Alors que Nuri Bilge Ceylan tourne sa caméra vers une région kurde où la guerre perdure depuis des décennies, il aurait au moins pu refléter à l'écran, même brièvement, les douleurs laissées par cette guerre sur le peuple ainsi que les changements dans la société locale. Son film aurait plus réaliste et plus vrai. Peut-être alors, l'enseignant Samet n'aurait-il pas parlé d'apporter la « civilisation » aux Kurdes.

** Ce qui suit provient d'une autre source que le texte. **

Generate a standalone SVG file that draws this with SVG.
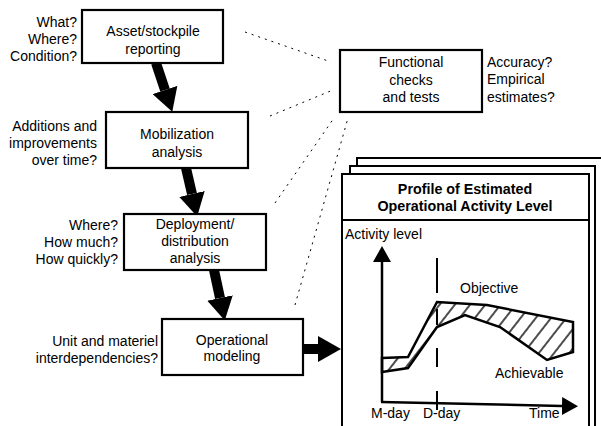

L'attitude politique de Nuri Bilge Ceylan concernant les problèmes actuels des Kurdes en Turquie n’est pas très claire non plus. Le célèbre réalisateur ne s’est pas exprimé jusqu'à présent sur les injustices qu’ils ont subies. Comment un artiste peut-il rester silencieux dans une Turquie où des dizaines de journalistes, de députés, d'avocats, de syndicalistes, d'universitaires, de médecins et d'enseignants sont en prison? Récemment, un groupe d'intellectuels turcs a signé une pétition contre les pressions exercées sur le HDP, le parti politique d’opposition pro-kurde, menacé de dissolution, et dont des milliers de membres ont été jetés en prison sous le régime d'Erdoğan. Parmi ces intellectuels, il y avait Orhan Pamuk, lauréat du prix Nobel de littérature, Elif Shafak, et de nombreux autres artistes, cinéastes et écrivains renommés, mais il n’y avait pas Nuri Bilge Ceylan. Nuri Bilge Ceylan ne figurait pas non plus parmi un autre groupe d'intellectuels turcs courageux ayant signé une déclaration pour protester contre l’opération des armées turques et azéries à Karabakh dans le cadre de la guerre qui oppose l’Arménie à l’Azerbaïdjan.

Depuis quelque temps, une campagne de diffamation contre le réalisateur kurde Yılmaz Güney a également commencé en Turquie. Le régime d'Erdogan veut effacer ce précieux cinéaste de l'héritage de pays.  Des années avant Nuri Bilge Ceylan, Yılmaz Güney a reçu la Palme d'Or au Festival de Cannes et il a longtemps vécu en exil en France avant d’y mourir.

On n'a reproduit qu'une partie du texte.